### DO THIS
Copy the data that follows exactly. Include no pictures.

### RECORDS FOR THIS EXERCISE

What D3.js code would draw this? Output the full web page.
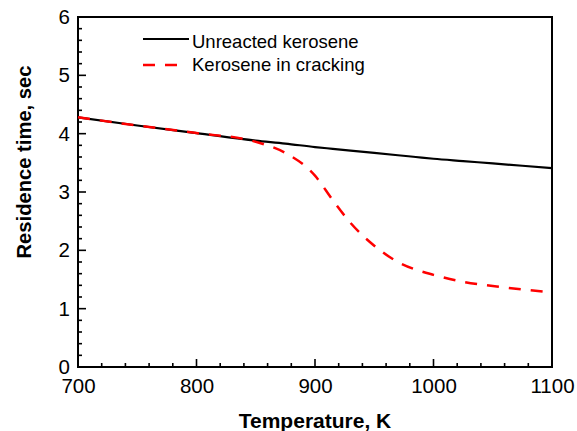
<!DOCTYPE html>
<html lang="en">
<head>
    <meta charset="UTF-8">
    <title>Residence time</title>
    <style>
        body { margin: 0; background: #fff; }
        text { font-family: "Liberation Sans", Arial, sans-serif; }
    </style>
</head>
<body>
<svg id="chart" width="577" height="431"></svg>
<script src="https://d3js.org/d3.v7.min.js"></script>

<script>
    /* global d3 */

    // temperatures, K
    let temps = [700, 750, 800, 850, 875, 900, 915, 930, 950, 970, 985, 1000, 1025, 1050, 1075, 1100];
    // unreacted kerosene, sec
    let unreacted = [4.28, 4.14, 4.01, 3.88, 3.83, 3.77, 3.74, 3.71, 3.67, 3.63, 3.60, 3.57, 3.53, 3.49, 3.45, 3.41];
    // kerosene in cracking, sec
    let cracking = [4.28, 4.14, 4.01, 3.86, 3.67, 3.28, 2.86, 2.47, 2.08, 1.80, 1.67, 1.58, 1.46, 1.39, 1.33, 1.28];

    let xTicks = [700, 800, 900, 1000, 1100];
    let yTicks = [0, 1, 2, 3, 4, 5, 6];
    let legendNames = ["Unreacted kerosene", "Kerosene in cracking"];

    let svg = d3.select("#chart"),
        pLeft = 78, pRight = 552, pTop = 17, pBottom = 367;

    let x = d3.scaleLinear().domain([700, 1100]).range([pLeft, pRight]),
        y = d3.scaleLinear().domain([0, 6]).range([pBottom, pTop]);

    // minor ticks every 20 K and 0.2 sec
    let xMinor = d3.range(720, 1100, 20).filter(v => v % 100 !== 0),
        yMinor = d3.range(1, 30).map(v => v / 5).filter(v => v % 1 !== 0);

    let ticks = svg.append("g").attr("stroke", "#000").attr("stroke-width", 1.6);

    ticks.selectAll("line.xmin").data(xMinor).enter().append("line")
        .attr("x1", d => x(d)).attr("x2", d => x(d))
        .attr("y1", pBottom).attr("y2", pBottom - 4);
    ticks.selectAll("line.xmaj").data(xTicks).enter().append("line")
        .attr("x1", d => x(d)).attr("x2", d => x(d))
        .attr("y1", pBottom).attr("y2", pBottom - 8);
    ticks.selectAll("line.ymin").data(yMinor).enter().append("line")
        .attr("y1", d => y(d)).attr("y2", d => y(d))
        .attr("x1", pLeft).attr("x2", pLeft + 4);
    ticks.selectAll("line.ymaj").data(yTicks).enter().append("line")
        .attr("y1", d => y(d)).attr("y2", d => y(d))
        .attr("x1", pLeft).attr("x2", pLeft + 8);

    // tick labels through d3 axes
    let xAxis = svg.append("g")
        .attr("transform", "translate(0," + pBottom + ")")
        .call(d3.axisBottom(x).tickValues(xTicks).tickSize(0).tickPadding(11).tickFormat(d3.format("d")));
    xAxis.select(".domain").remove();
    xAxis.selectAll("text").attr("font-size", 20.5).attr("fill", "#000")
        .style("font-family", "'Liberation Sans', Arial, sans-serif");

    let yAxis = svg.append("g")
        .attr("transform", "translate(" + pLeft + ",0)")
        .call(d3.axisLeft(y).tickValues(yTicks).tickSize(0).tickPadding(8).tickFormat(d3.format("d")));
    yAxis.select(".domain").remove();
    yAxis.selectAll("text").attr("font-size", 20.5).attr("fill", "#000")
        .style("font-family", "'Liberation Sans', Arial, sans-serif");

    // frame
    svg.append("rect")
        .attr("x", pLeft).attr("y", pTop)
        .attr("width", pRight - pLeft).attr("height", pBottom - pTop)
        .attr("fill", "none").attr("stroke", "#000").attr("stroke-width", 2);

    let line = d3.line().curve(d3.curveMonotoneX);

    svg.append("path")
        .datum(temps.map((t, i) => [x(t), y(unreacted[i])]))
        .attr("d", line)
        .attr("fill", "none").attr("stroke", "#000").attr("stroke-width", 2.2);

    svg.append("path")
        .datum(temps.map((t, i) => [x(t), y(cracking[i])]))
        .attr("d", line)
        .attr("fill", "none").attr("stroke", "#f00").attr("stroke-width", 2.5)
        .attr("stroke-dasharray", "12,10");

    // legend
    let legend = svg.append("g");
    legend.append("line")
        .attr("x1", 143).attr("x2", 189).attr("y1", 39).attr("y2", 39)
        .attr("stroke", "#000").attr("stroke-width", 2.2);
    legend.append("line")
        .attr("x1", 143).attr("x2", 178).attr("y1", 65).attr("y2", 65)
        .attr("stroke", "#f00").attr("stroke-width", 2.5)
        .attr("stroke-dasharray", "12,10");
    legend.selectAll("text.name")
        .data(legendNames)
        .enter().append("text")
        .attr("class", "name")
        .attr("x", 192)
        .attr("y", (d, i) => 41.5 + i * 23.5)
        .attr("dy", "0.35em")
        .attr("font-size", 18.5)
        .text(d => d);

    // axis titles
    svg.append("text")
        .attr("x", (pLeft + pRight) / 2).attr("y", 428)
        .attr("text-anchor", "middle")
        .attr("font-size", 21).attr("font-weight", "bold")
        .text("Temperature, K");

    svg.append("text")
        .attr("transform", "translate(31,162) rotate(-90)")
        .attr("text-anchor", "middle")
        .attr("font-size", 20.2).attr("font-weight", "bold")
        .text("Residence time, sec");
</script>
</body>
</html>
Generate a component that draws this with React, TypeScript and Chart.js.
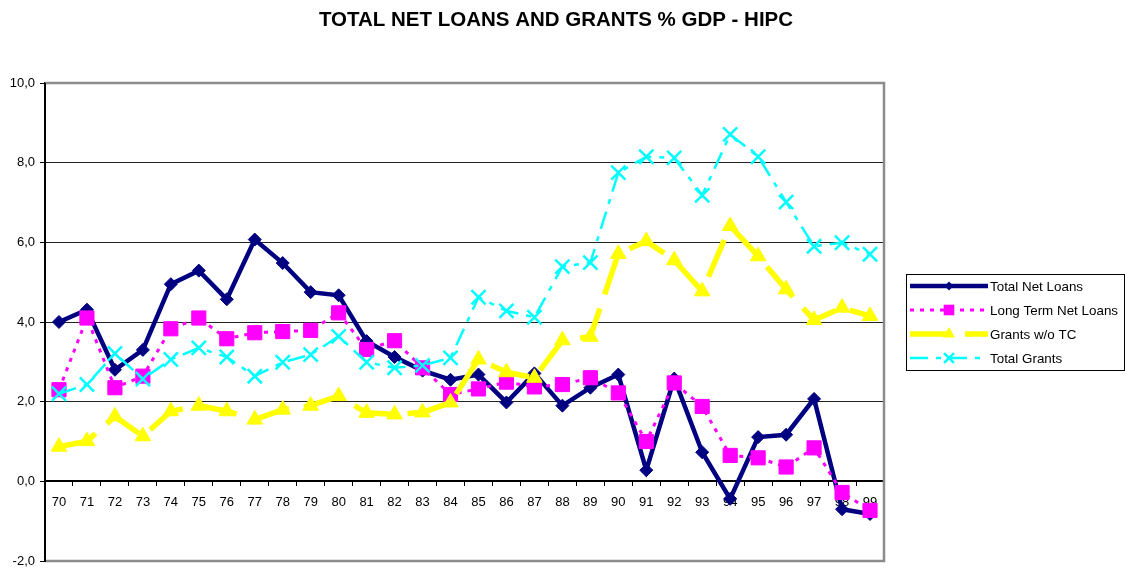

### TASK RESULT
What D3.js code would draw this? Output the full web page.
<!DOCTYPE html>
<html lang="en">
<head>
    <meta charset="UTF-8">
    <title>Residence time</title>
    <style>
        body { margin: 0; background: #fff; }
        text { font-family: "Liberation Sans", Arial, sans-serif; }
    </style>
</head>
<body>
<svg id="chart" width="577" height="431"></svg>
<script src="https://d3js.org/d3.v7.min.js"></script>

<script>
    /* global d3 */

    // temperatures, K
    let temps = [700, 750, 800, 850, 875, 900, 915, 930, 950, 970, 985, 1000, 1025, 1050, 1075, 1100];
    // unreacted kerosene, sec
    let unreacted = [4.28, 4.14, 4.01, 3.88, 3.83, 3.77, 3.74, 3.71, 3.67, 3.63, 3.60, 3.57, 3.53, 3.49, 3.45, 3.41];
    // kerosene in cracking, sec
    let cracking = [4.28, 4.14, 4.01, 3.86, 3.67, 3.28, 2.86, 2.47, 2.08, 1.80, 1.67, 1.58, 1.46, 1.39, 1.33, 1.28];

    let xTicks = [700, 800, 900, 1000, 1100];
    let yTicks = [0, 1, 2, 3, 4, 5, 6];
    let legendNames = ["Unreacted kerosene", "Kerosene in cracking"];

    let svg = d3.select("#chart"),
        pLeft = 78, pRight = 552, pTop = 17, pBottom = 367;

    let x = d3.scaleLinear().domain([700, 1100]).range([pLeft, pRight]),
        y = d3.scaleLinear().domain([0, 6]).range([pBottom, pTop]);

    // minor ticks every 20 K and 0.2 sec
    let xMinor = d3.range(720, 1100, 20).filter(v => v % 100 !== 0),
        yMinor = d3.range(1, 30).map(v => v / 5).filter(v => v % 1 !== 0);

    let ticks = svg.append("g").attr("stroke", "#000").attr("stroke-width", 1.6);

    ticks.selectAll("line.xmin").data(xMinor).enter().append("line")
        .attr("x1", d => x(d)).attr("x2", d => x(d))
        .attr("y1", pBottom).attr("y2", pBottom - 4);
    ticks.selectAll("line.xmaj").data(xTicks).enter().append("line")
        .attr("x1", d => x(d)).attr("x2", d => x(d))
        .attr("y1", pBottom).attr("y2", pBottom - 8);
    ticks.selectAll("line.ymin").data(yMinor).enter().append("line")
        .attr("y1", d => y(d)).attr("y2", d => y(d))
        .attr("x1", pLeft).attr("x2", pLeft + 4);
    ticks.selectAll("line.ymaj").data(yTicks).enter().append("line")
        .attr("y1", d => y(d)).attr("y2", d => y(d))
        .attr("x1", pLeft).attr("x2", pLeft + 8);

    // tick labels through d3 axes
    let xAxis = svg.append("g")
        .attr("transform", "translate(0," + pBottom + ")")
        .call(d3.axisBottom(x).tickValues(xTicks).tickSize(0).tickPadding(11).tickFormat(d3.format("d")));
    xAxis.select(".domain").remove();
    xAxis.selectAll("text").attr("font-size", 20.5).attr("fill", "#000")
        .style("font-family", "'Liberation Sans', Arial, sans-serif");

    let yAxis = svg.append("g")
        .attr("transform", "translate(" + pLeft + ",0)")
        .call(d3.axisLeft(y).tickValues(yTicks).tickSize(0).tickPadding(8).tickFormat(d3.format("d")));
    yAxis.select(".domain").remove();
    yAxis.selectAll("text").attr("font-size", 20.5).attr("fill", "#000")
        .style("font-family", "'Liberation Sans', Arial, sans-serif");

    // frame
    svg.append("rect")
        .attr("x", pLeft).attr("y", pTop)
        .attr("width", pRight - pLeft).attr("height", pBottom - pTop)
        .attr("fill", "none").attr("stroke", "#000").attr("stroke-width", 2);

    let line = d3.line().curve(d3.curveMonotoneX);

    svg.append("path")
        .datum(temps.map((t, i) => [x(t), y(unreacted[i])]))
        .attr("d", line)
        .attr("fill", "none").attr("stroke", "#000").attr("stroke-width", 2.2);

    svg.append("path")
        .datum(temps.map((t, i) => [x(t), y(cracking[i])]))
        .attr("d", line)
        .attr("fill", "none").attr("stroke", "#f00").attr("stroke-width", 2.5)
        .attr("stroke-dasharray", "12,10");

    // legend
    let legend = svg.append("g");
    legend.append("line")
        .attr("x1", 143).attr("x2", 189).attr("y1", 39).attr("y2", 39)
        .attr("stroke", "#000").attr("stroke-width", 2.2);
    legend.append("line")
        .attr("x1", 143).attr("x2", 178).attr("y1", 65).attr("y2", 65)
        .attr("stroke", "#f00").attr("stroke-width", 2.5)
        .attr("stroke-dasharray", "12,10");
    legend.selectAll("text.name")
        .data(legendNames)
        .enter().append("text")
        .attr("class", "name")
        .attr("x", 192)
        .attr("y", (d, i) => 41.5 + i * 23.5)
        .attr("dy", "0.35em")
        .attr("font-size", 18.5)
        .text(d => d);

    // axis titles
    svg.append("text")
        .attr("x", (pLeft + pRight) / 2).attr("y", 428)
        .attr("text-anchor", "middle")
        .attr("font-size", 21).attr("font-weight", "bold")
        .text("Temperature, K");

    svg.append("text")
        .attr("transform", "translate(31,162) rotate(-90)")
        .attr("text-anchor", "middle")
        .attr("font-size", 20.2).attr("font-weight", "bold")
        .text("Residence time, sec");
</script>
</body>
</html>
Generate a component that draws this with React, TypeScript and Chart.js.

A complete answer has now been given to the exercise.